How not to write an opera

How not to write an opera

Matthew Hilton

I don’t know how it is with you, but when I get hit by heartbreak I busy myself with charity work. So there I was, unpacking books at the Amnesty International fair in Carcassonne, France, when right in front of me in silver letters on navy blue was: Gangs & Countergangs.

I pulled the book out of the box; it opened at a photograph of a bunch of people posing with what looked like fake weapons. They looked as though they had dressed from a thrift shop: crumpled hats, raincoats tied with string and floppy trousers, posed like a corny sculpture in memory of something or other. Something in me clicked. I said: opera.

Heartbreak had turned into a conduit. I read the blue and silver book and scholarly works and memoirs giving all the angles on the Mau Mau Rebellion in British Colony Kenya in 1953. I invented seven characters and inhabited them. Cruising the local industrial zone I became the female lead, Kioni, looking for someone to kill. Snatches of lyric, costume sketches, movement diagrams went down on paper. My focus held: a melodrama - the cast singing soliloquy rather than clumsy dialogue.

He felt that would threaten the integrity of his vision and wanted me to wait. We had a fight and that was that.

Down the line a kindly insider named Bill Bankes-Jones of Tête à Tête said, “I’ve never heard of a libretto that hadn’t first been commissioned through a composer.” I never thought then that I was swimming against the tide. I kept at it. Though I knew little about the opera world, music had touched the inside of my life. Mother was a concert violinist and worked nights. She would stand at our door, her evening dress covered by a tatty raincoat and wave bye-bye.

At a summer camp, fourteen years old, I was cast in Mozart’s Die Entführung aus dem Serail as the deaf mute. Fame.

When I’d done a first draft I showed it to a musician friend. He grooved on it and said yes. Music was his life. But he was also a family man with a swimming pool to support. I asked him to lay down a medley of what he wrote onto a DVD to send to funding agencies and production companies. He felt that would threaten the integrity of his vision and wanted me to wait. We had a fight and that was that.

I wanted a score built up from improvisation, chanting the text and having drums guitar sax pick up and into it.

Time passed, life changed. But Mau Mau - the Opera had bitten deeper than I thought. I unburied all I’d written: the blocks of text, the scattered notes and sketches, laid them out, re-sequenced them, dropped and added and wrote a second version. I went to The Composers Site and placed an announcement. I used the phrase “baroquely perverse with its roots in fact”. I had the smoke dream that the piece should hit audiences in the old colonies, both for its wide range of forms of English and for historical shirt-tail tugging. I posted off to opera companies in South Africa, Australia, Canada. I cooked up an opening phrase “…a person like me can never imagine how busy a person like you must be.” Zilch.

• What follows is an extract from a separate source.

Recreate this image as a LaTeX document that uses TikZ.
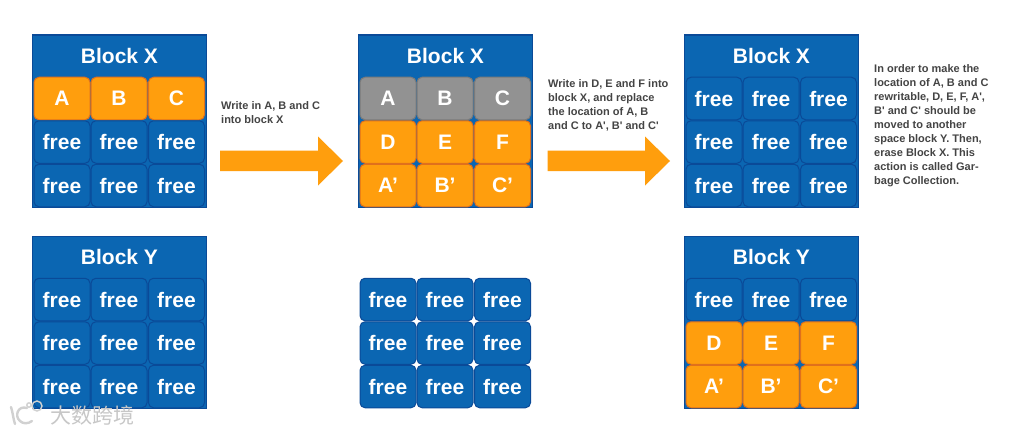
\documentclass[tikz,border=0pt]{standalone}
\usepackage{fontspec}
\setmainfont{Liberation Sans}
\newfontfamily\capfont{Liberation Sans}
\newfontfamily\cjkwm{Noto Sans CJK SC}
\definecolor{blockblue}{HTML}{0B66B2}
\definecolor{edgeblue}{HTML}{0A4A98}
\definecolor{cellorange}{HTML}{FF9E0D}
\definecolor{edgeorange}{HTML}{E0701C}
\definecolor{cellgray}{HTML}{929292}
\definecolor{edgegray}{HTML}{7A7A7A}
\definecolor{capgray}{HTML}{444444}
\tikzset{
  x=1pt,y=-1pt,
  blockbg/.style={fill=blockblue,draw=edgeblue,line width=1.2pt,rectangle,minimum width=174pt,minimum height=172.5pt,anchor=north west,inner sep=0},
  titletext/.style={text=white,font=\fontsize{21}{22}\selectfont\bfseries,anchor=center,inner sep=0},
  cellbase/.style={rectangle,rounded corners=5pt,line width=1pt,minimum width=56pt,minimum height=42.5pt,anchor=center,inner sep=0,text=white,font=\fontsize{21}{22}\selectfont\bfseries},
  freecell/.style={cellbase,fill=blockblue,draw=edgeblue},
  usedcell/.style={cellbase,fill=cellorange,draw=edgeorange},
  oldcell/.style={cellbase,fill=cellgray,draw=edgegray},
  bigarrow/.style={fill=cellorange,draw=none},
  captext/.style={text=capgray,font=\capfont\fontsize{11}{14}\selectfont\bfseries,align=left,anchor=north west,inner sep=0},
  wmark/.style={text=black!22,font=\cjkwm\fontsize{21}{22}\selectfont,anchor=west,inner sep=0},
  wmline/.style={draw=black!18,line width=2.4pt,line cap=round}
}
% #1 prefix, #2 left x, #3 top y of first row, #4 style, #5-7 labels
\newcommand{\cellrow}[7]{%
  \node[#4] (#1a) at (#2+30,#3+21.5) {#5};
  \node[#4] (#1b) at (#2+87,#3+21.5) {#6};
  \node[#4] (#1c) at (#2+144.5,#3+21.5) {#7};
}
\begin{document}
\begin{tikzpicture}
\useasboundingbox (0,0) rectangle (1024,433);
\fill[white] (0,0) rectangle (1024,433);

% Block X, state 1
\node[blockbg] (bx1) at (32,34.5) {};
\node[titletext] (tx1) at (119.5,56) {Block X};
\cellrow{xa}{32}{77}{usedcell}{A}{B}{C}
\cellrow{xb}{32}{120.5}{freecell}{free}{free}{free}
\cellrow{xc}{32}{164}{freecell}{free}{free}{free}

% Block X, state 2
\node[blockbg] (bx2) at (358,34.5) {};
\node[titletext] (tx2) at (445.5,56) {Block X};
\cellrow{ya}{358}{77}{oldcell}{A}{B}{C}
\cellrow{yb}{358}{120.5}{usedcell}{D}{E}{F}
\cellrow{yc}{358}{164}{usedcell}{A’}{B’}{C’}

% Block X, state 3
\node[blockbg] (bx3) at (684,34.5) {};
\node[titletext] (tx3) at (771.5,56) {Block X};
\cellrow{za}{684}{77}{freecell}{free}{free}{free}
\cellrow{zb}{684}{120.5}{freecell}{free}{free}{free}
\cellrow{zc}{684}{164}{freecell}{free}{free}{free}

% Block Y, state 1
\node[blockbg] (by1) at (32,235.5) {};
\node[titletext] (ty1) at (119.5,257) {Block Y};
\cellrow{pa}{32}{278}{freecell}{free}{free}{free}
\cellrow{pb}{32}{321.5}{freecell}{free}{free}{free}
\cellrow{pc}{32}{365}{freecell}{free}{free}{free}

% Free cells without a block frame
\cellrow{qa}{358}{278}{freecell}{free}{free}{free}
\cellrow{qb}{358}{321.5}{freecell}{free}{free}{free}
\cellrow{qc}{358}{365}{freecell}{free}{free}{free}

% Block Y, state 3
\node[blockbg] (by3) at (684,235.5) {};
\node[titletext] (ty3) at (771.5,257) {Block Y};
\cellrow{ra}{684}{278}{freecell}{free}{free}{free}
\cellrow{rb}{684}{321.5}{usedcell}{D}{E}{F}
\cellrow{rc}{684}{365}{usedcell}{A’}{B’}{C’}

% Arrows
\fill[bigarrow] (220,150.5) -- (318,150.5) -- (318,136.5) -- (343,161) -- (318,185.5) -- (318,171) -- (220,171) -- cycle;
\fill[bigarrow] (547.5,150.5) -- (645,150.5) -- (645,136.5) -- (670,161) -- (645,185.5) -- (645,171) -- (547.5,171) -- cycle;

% Captions
\node[captext] (c1) at (221,101) {Write in A, B and C\\into block X};
\node[captext] (c2) at (548,79) {Write in D, E and F into\\block X, and replace\\the location of A, B\\and C to A', B' and C'};
\node[captext] (c3) at (874,64.5) {In order to make the\\location of A, B and C\\rewritable, D, E, F, A',\\B' and C' should be\\moved to another\\space block Y. Then,\\erase Block X. This\\action is called Gar-\\bage Collection.};

% Watermark
\node[wmark] (wm) at (50,415) {大数跨境};
\draw[wmline] (11,407) .. controls (13,413) and (13,418) .. (15,424);
\draw[wmline] (27,408) .. controls (18,405) and (14,416) .. (20,421) .. controls (23,424) and (28,424) .. (32,421);
\draw[wmline,line width=1.4pt] (37,406) circle (5);
\draw[wmline,line width=1.4pt] (29,405) circle (2.2);
\end{tikzpicture}
\end{document}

A young Australian composer who happened to be coming over to France got in touch. His probing of the libretto was live and deep and I heard enough of his music to think it possible. We met by the river Dordogne, flowing smooth between old stone banks, children dodged round the table where we talked, matching sun hats and beers. He conjured up some fragments on a synthesiser but I wasn’t convinced and told him so. He sent me more snippets after he’d flown back and I hung my faith on him, sent some hard found cash and signed a home-made contract.

Is my piece really such a monster?

At the end of that process his version exists, but I had caught the tail of a better idea listening to Kenyan entertainers of the fifties and sixties. I wanted a score built up from improvisation, chanting the text and having drums guitar sax pick up and into it. I re-framed the project as a summer school workshop and started looking for hosts.

Then I had my show-biz lucky break. At least that is how I understood what happened. Scanning the Guardian, I caught English National Opera’s new boss saying how shocked he was by the whiteness of the company. I zapped off an email direct and, saints alive, a reply came asking me to forward my libretto. Suddenly, as pilots say, the holes in the cheese lined up and my thing was on someone’s desk face up. After a two month sit upon they ask me to call them with a day and an hour. I call every twenty minutes that day. They apologise and re-arrange. Same thing. No further contact, deathly hush. They make me feel like Hitler’s mother. Is my piece really such a monster? And then came COVID and they said everything is on hold so I’m busy re-writing it for radio, five bursts of nine minutes each. Coo-coo - is there anybody out there?